Mayor of Brockton, Massachusetts
- In office 1950–1951
- Preceded by: Thomas J. Mullins (acting)
- Succeeded by: C. Gerald Lucey

City Manager of Brockton, Massachusetts
- In office 1961–1961
- Preceded by: William A. Gildea
- Succeeded by: William A. Gildea
- In office 1961–1962
- Preceded by: William A. Gildea
- Succeeded by: Position abolished

Personal details
- Born: October 5, 1898 Brockton, Massachusetts
- Died: September 7, 1987 (aged 88) Brockton, Massachusetts
- Party: Republican
- Occupation: Auto mechanic Teacher Roofing contractor Mayor City Clerk

= Melvin B. Clifford =

American politician (1898-1987)

Melvin Bernard Clifford (October 5, 1898 – September 7, 1987) was an American politician who served as Mayor of Brockton, Massachusetts from 1950–51.

==Early life==
Clifford was born in and grew up in Brockton. During his youth, he took part in auto races at the Brockton Fair.

==Business career==
Clifford owned his own auto repair shop. He then worked as a Drivers Ed teacher at Brockton High School. Before becoming Mayor, Clifford worked as a roofing contractor.

==Politics==
===City Council===
In 1947, Clifford was elected to the Brockton City Council in his first bid for elected office. During his tenure he fought Mayor Joseph H. Downey on many issues.

===Mayor===
In 1949, Clifford made a last-minute decision to challenge Downey. On November 8, 1949, Clifford defeated Thomas P. Downey 14,444 votes to 14,154. Downey was a late substitute for his brother, who died five days before the election.

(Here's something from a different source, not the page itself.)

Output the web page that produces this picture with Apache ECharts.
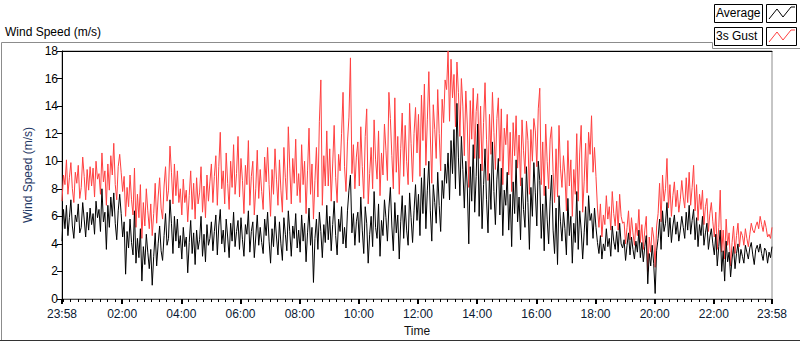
<!DOCTYPE html>
<html>
<head>
<meta charset="utf-8">
<script src="https://cdn.jsdelivr.net/npm/echarts@6/dist/echarts.min.js"></script>
<style>html,body{margin:0;padding:0;background:#fff}#c{width:800px;height:342px}</style>
</head>
<body>
<div id="c"></div>
<script>
// Samples every 3 minutes starting at 23:58 (minute 0) through 23:58 next day (minute 1440)
const startClock = 23 * 60 + 58;
const stepMinutes = 3;
const seriesNames = ['Average', '3s Gust'];
const avgSpeed = [
4.2,6.5,5.1,6.8,4.6,5.9,7.2,5.3,4.4,6.1,5.6,6.9,4.8,5.2,7.0,5.8,4.5,6.3,5.0,6.6,
5.4,6.2,4.7,7.1,5.9,6.5,4.9,8.0,5.6,6.3,3.6,6.8,5.2,7.4,6.0,7.7,5.5,4.3,6.4,7.6,
6.2,4.5,5.6,1.8,4.9,3.7,5.8,4.1,3.2,6.4,2.6,4.4,3.0,5.1,1.3,3.8,2.5,4.7,3.4,2.2,
3.6,1.0,3.1,4.8,2.4,4.0,5.3,3.5,2.8,4.6,6.2,3.9,4.4,7.2,5.5,3.3,6.0,4.2,5.8,3.7,
4.6,2.9,5.2,3.8,4.5,1.9,4.1,5.7,3.3,4.8,2.5,5.0,3.6,4.3,6.0,3.1,4.7,2.7,5.4,3.9,
4.4,5.6,3.5,4.9,6.1,3.2,5.3,6.5,4.0,5.0,3.4,5.8,4.5,3.0,5.5,4.2,6.3,3.8,4.9,5.7,
3.6,5.9,4.3,3.1,5.4,4.7,6.4,3.4,4.9,5.6,3.0,4.5,6.1,3.9,5.2,4.1,3.3,5.8,4.6,6.3,
4.2,2.6,5.1,3.8,6.0,4.5,3.2,5.6,4.0,2.8,5.9,4.7,3.5,6.4,4.9,3.1,5.3,4.4,6.2,3.7,
5.0,3.4,6.1,4.2,5.5,2.7,4.8,6.6,3.9,5.2,1.2,4.4,5.8,3.6,6.3,4.9,3.0,5.4,4.1,6.8,
4.3,6.0,3.5,5.4,7.1,4.6,3.2,5.8,4.9,6.7,4.0,5.2,3.7,6.4,7.9,9.0,4.8,6.2,3.9,5.6,
6.3,4.1,7.4,5.0,3.3,6.7,5.5,2.6,4.7,6.0,3.8,7.8,5.2,4.4,6.9,3.1,5.7,4.6,7.2,5.9,
4.2,6.6,8.1,5.3,3.5,7.0,4.8,6.1,2.9,5.6,7.5,4.4,6.8,5.0,3.9,7.7,5.9,4.1,6.4,8.3,
5.7,7.6,4.6,8.8,6.2,9.5,5.1,7.9,10.0,6.4,4.2,8.3,7.0,5.5,9.2,6.8,4.9,8.6,7.3,9.8,
8.4,10.6,7.2,11.5,9.1,12.3,8.0,14.2,10.3,7.5,11.8,9.4,6.6,10.0,8.2,4.0,9.6,7.1,11.2,6.3,
8.9,12.7,6.0,9.8,5.1,8.3,10.9,7.2,4.8,9.1,6.5,11.4,7.8,5.4,8.7,10.2,6.1,9.5,4.6,7.9,
6.8,9.2,5.0,7.6,3.8,8.5,6.2,10.1,5.6,7.4,4.3,8.8,6.5,5.2,9.6,7.0,3.6,8.1,6.0,9.9,
7.7,5.3,10.0,8.6,4.4,6.9,3.5,8.2,5.8,4.0,7.1,9.0,5.0,3.3,6.6,2.5,7.5,5.6,4.2,6.3,
5.1,3.2,7.3,4.6,6.0,2.6,5.5,4.1,7.8,3.6,6.4,5.0,2.9,4.8,6.7,3.9,7.5,5.7,6.2,4.4,
6.6,5.2,4.1,3.3,4.6,2.9,4.0,3.5,5.1,3.8,4.4,3.1,5.3,4.2,3.6,4.9,3.4,5.5,4.0,3.7,
4.3,2.8,3.9,4.8,3.2,4.5,3.6,2.9,4.2,3.4,5.0,3.0,4.1,2.7,3.8,4.6,1.1,3.3,2.4,3.9,
2.6,0.4,3.5,4.4,5.8,3.6,6.4,4.9,5.5,7.0,4.5,5.9,4.1,5.3,6.1,4.7,5.6,4.2,5.0,6.0,
5.2,4.4,6.3,5.0,6.8,4.7,5.7,6.5,4.3,5.9,3.8,5.4,4.6,6.0,3.9,4.8,5.5,3.6,4.5,5.1,
4.0,3.2,4.7,2.4,3.8,5.0,2.0,3.5,1.3,4.2,2.7,3.4,1.6,2.9,3.8,2.2,3.3,4.0,2.6,3.6,
3.1,2.6,3.9,3.4,2.9,3.7,4.1,3.2,2.5,3.6,3.9,3.4,4.0,3.3,2.8,3.7,3.5,2.6,3.4,3.0,3.8
];
const gustSpeed = [
7.1,9.0,8.3,10.1,7.6,8.8,9.9,8.0,7.0,9.2,8.4,9.7,7.3,8.1,10.3,8.9,7.2,9.4,7.9,9.6,
8.2,9.5,7.4,10.0,8.7,9.1,7.6,10.6,8.5,9.3,6.8,9.8,7.9,10.4,9.0,11.3,8.3,7.2,9.6,10.5,
9.2,7.8,8.9,6.0,8.1,6.7,9.0,7.2,6.1,9.5,5.2,7.6,5.9,8.3,4.4,7.0,5.3,8.0,6.4,5.1,
6.9,4.6,6.2,8.4,5.5,7.4,8.8,6.6,5.8,8.2,9.6,7.1,7.9,11.1,9.2,6.9,9.8,7.5,9.3,7.0,
8.0,6.1,8.7,7.0,7.9,5.6,7.5,9.3,6.5,8.4,5.8,8.8,6.9,7.7,9.6,6.3,8.2,5.9,9.0,7.1,
8.5,9.8,7.0,8.9,10.4,6.8,9.6,12.1,8.0,9.3,6.9,10.6,8.4,6.5,10.0,8.1,11.2,7.6,9.1,11.8,
7.4,10.2,8.6,6.2,9.7,8.3,11.5,6.8,8.9,10.0,6.1,8.0,10.8,7.3,9.4,7.8,6.5,10.3,8.5,11.0,
8.3,6.0,9.4,7.6,10.9,8.7,6.8,10.1,7.9,6.3,11.0,8.8,7.2,12.5,9.5,6.9,10.2,8.4,11.6,7.5,
9.1,7.0,11.2,8.3,10.0,6.2,9.3,12.4,7.6,9.8,5.8,8.6,11.0,7.4,12.9,15.9,6.8,10.4,8.2,12.2,
8.2,10.9,7.1,9.8,12.6,8.8,7.0,10.5,9.3,12.0,15.0,9.6,7.8,11.4,13.2,17.5,9.1,11.2,8.0,10.3,
11.4,8.2,12.5,9.6,7.3,11.8,13.8,6.9,9.1,11.0,8.0,13.0,10.1,8.7,12.2,7.5,10.6,9.0,12.7,10.8,
8.6,15.0,13.1,10.4,8.0,14.6,9.2,11.8,7.6,10.9,13.5,8.9,12.6,10.0,8.3,14.2,11.3,8.5,12.0,13.9,
10.6,13.4,8.9,14.8,11.5,15.6,9.7,13.0,16.5,11.9,8.4,14.1,12.3,10.2,15.2,12.0,9.3,14.5,12.8,15.9,
15.2,18.0,12.9,17.4,14.6,16.3,12.5,17.2,15.0,11.8,16.0,14.0,10.4,15.1,12.7,8.1,14.4,11.6,15.3,10.2,
13.6,14.9,10.2,14.0,9.3,12.8,15.7,11.6,8.6,13.4,10.5,15.0,12.1,9.4,13.1,14.6,10.0,13.8,8.3,12.4,
11.2,13.4,9.0,12.1,7.8,12.8,10.4,13.3,9.5,11.9,8.2,13.0,10.8,9.1,12.9,11.5,7.6,12.3,10.0,13.1,
12.2,9.6,13.8,15.3,8.3,11.4,7.5,12.7,10.0,8.0,11.6,12.5,9.2,7.0,10.9,7.4,12.6,9.5,8.1,10.4,
9.0,6.4,11.5,8.2,10.1,6.0,9.4,7.6,12.0,7.1,10.6,12.6,6.3,8.5,11.3,7.7,12.1,10.5,13.3,9.2,
11.0,8.9,6.6,5.2,6.9,4.5,6.1,5.4,7.5,5.8,6.7,5.0,7.8,6.2,5.3,7.1,5.0,7.6,6.0,5.5,
5.6,4.0,5.2,6.4,4.3,5.9,4.8,3.9,5.5,4.6,6.5,4.1,5.4,3.6,5.0,6.0,2.0,4.5,3.4,5.2,
4.5,2.3,5.3,6.2,8.4,5.6,9.0,7.1,8.0,10.2,6.6,8.3,6.0,7.5,8.5,6.7,7.9,6.3,7.2,8.6,
7.4,6.6,8.8,7.0,9.2,6.8,8.1,9.7,6.4,8.3,5.7,7.6,6.5,7.9,5.4,6.7,7.3,4.9,6.2,7.0,
5.6,4.5,6.3,3.6,5.2,7.9,3.4,5.0,2.9,5.8,3.9,4.8,2.4,4.1,5.3,3.3,4.6,5.5,3.8,4.9,
4.6,3.9,5.1,4.4,3.8,4.7,5.5,5.0,4.8,5.3,5.6,5.1,6.0,5.4,4.9,5.7,5.2,4.5,4.7,4.4,5.2
];
const yTicks = [0, 2, 4, 6, 8, 10, 12, 14, 16, 18];
const majorTickMinutes = [0, 122, 242, 362, 482, 602, 722, 842, 962, 1082, 1202, 1322, 1440];

const minorTickMinutes = [];
for (let m = 2; m < 1440; m += 15) minorTickMinutes.push(m);

function clockLabel(v) {
  const t = ((Math.round(v) + startClock) % 1440 + 1440) % 1440;
  const h = Math.floor(t / 60), m = t % 60;
  return String(h).padStart(2, '0') + ':' + String(m).padStart(2, '0');
}
const toPairs = arr => arr.map((v, i) => [i * stepMinutes, v]);

const FONT = 'Liberation Sans';
const chart = echarts.init(document.getElementById('c'), null, {renderer: 'svg'});
chart.setOption({
  animation: false,
  backgroundColor: '#ffffff',
  grid: {left: 62, right: 28, top: 51, bottom: 39, show: true, borderColor: '#8c8c8c', borderWidth: 1, backgroundColor: '#ffffff'},
  xAxis: [
    {
      type: 'value', min: 0, max: 1440, position: 'bottom',
      name: 'Time', nameLocation: 'middle', nameGap: 26,
      nameTextStyle: {fontFamily: FONT, fontSize: 12, color: '#111'},
      axisLine: {show: true, lineStyle: {color: '#555', width: 1}},
      axisTick: {show: true, length: 5, customValues: majorTickMinutes, lineStyle: {color: '#000', width: 2}},
      axisLabel: {show: true, customValues: majorTickMinutes, formatter: clockLabel, margin: 9,
        fontFamily: FONT, fontSize: 12, color: '#0a1a33', showMinLabel: true, showMaxLabel: true},
      splitLine: {show: false}
    },
    {
      type: 'value', min: 0, max: 1440, position: 'bottom',
      axisLine: {show: false},
      axisTick: {show: true, length: 3, customValues: minorTickMinutes, lineStyle: {color: '#000', width: 1}},
      axisLabel: {show: false},
      splitLine: {show: false}
    },
    {
      type: 'value', min: 0, max: 1440, position: 'top',
      axisLine: {show: true, lineStyle: {color: '#000', width: 1}},
      axisTick: {show: false}, axisLabel: {show: false}, splitLine: {show: false}
    }
  ],
  yAxis: {
    type: 'value', min: 0, max: 18, interval: 2,
    name: 'Wind Speed (m/s)', nameLocation: 'middle', nameGap: 23, nameRotate: 90,
    nameTextStyle: {fontFamily: FONT, fontSize: 12, color: '#1f3864'},
    axisLine: {show: true, lineStyle: {color: '#000', width: 1}},
    axisTick: {show: true, length: 5, lineStyle: {color: '#000'}},
    axisLabel: {margin: 4, fontFamily: FONT, fontSize: 12, color: '#000',
      customValues: yTicks},
    splitLine: {show: false}
  },
  series: [
    {
      name: seriesNames[1], type: 'line', xAxisIndex: 0, showSymbol: false, symbol: 'none',
      data: toPairs(gustSpeed), lineStyle: {color: '#ff4040', width: 1}, itemStyle: {color: '#ff4040'}, z: 2
    },
    {
      name: seriesNames[0], type: 'line', xAxisIndex: 0, showSymbol: false, symbol: 'none',
      data: toPairs(avgSpeed), lineStyle: {color: '#000000', width: 1}, itemStyle: {color: '#000'}, z: 3
    }
  ],
  graphic: [
    {type: 'polyline', shape: {points: [[1.5, 340], [1.5, 42.5], [712.5, 42.5], [712.5, 48.5], [800, 48.5]]},
      style: {stroke: '#8c8c8c', fill: null, lineWidth: 1}, silent: true},
    {type: 'line', shape: {x1: 0, y1: 340.5, x2: 800, y2: 340.5}, style: {stroke: '#333', lineWidth: 1}},
    {type: 'text', left: 5, top: 26, style: {text: 'Wind Speed (m/s)', fontFamily: FONT, fontSize: 12, fill: '#000'}},
    {type: 'rect', shape: {x: 714.5, y: 4.5, width: 48, height: 18}, style: {stroke: '#000', fill: '#fff', lineWidth: 1}},
    {type: 'text', left: 716, top: 7, style: {text: seriesNames[0], fontFamily: FONT, fontSize: 12, fill: '#000'}},
    {type: 'rect', shape: {x: 766.5, y: 4.5, width: 30, height: 18}, style: {stroke: '#000', fill: '#fff', lineWidth: 1}},
    {type: 'polyline', shape: {points: [[769, 19], [777, 9], [783, 17], [791, 7], [795, 7]]}, style: {stroke: '#000', fill: null, lineWidth: 1}},
    {type: 'rect', shape: {x: 714.5, y: 27.5, width: 48, height: 18}, style: {stroke: '#000', fill: '#fff', lineWidth: 1}},
    {type: 'text', left: 716, top: 30, style: {text: seriesNames[1], fontFamily: FONT, fontSize: 12, fill: '#000'}},
    {type: 'rect', shape: {x: 766.5, y: 27.5, width: 30, height: 18}, style: {stroke: '#000', fill: '#fff', lineWidth: 1}},
    {type: 'polyline', shape: {points: [[769, 42], [777, 32], [783, 40], [791, 30], [795, 30]]}, style: {stroke: '#ff4040', fill: null, lineWidth: 1}}
  ]
});
</script>
</body>
</html>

Clifford was sworn in on January 2, 1950. In his inaugural address, Clifford promised economy in government, efforts to stop gambling, and an end to the misuse of city vehicles.

Clifford was defeated in his bid for reelection by Democrat C. Gerald Lucey 14,667 votes to 14,232.

===City Clerk===
In 1956, he was appointed City Clerk by Mayor Hjalmar Peterson. On April 20, 1961, he was named temporary city manager after William A. Gildea was fired. On November 1, a judge ruled that Gildea was to be reinstated and Clifford was to be removed from office. However, the decision was overturned on appeal and Clifford served acting manager until the position was eliminated following the inauguration of Mayor F. Milton McGrath.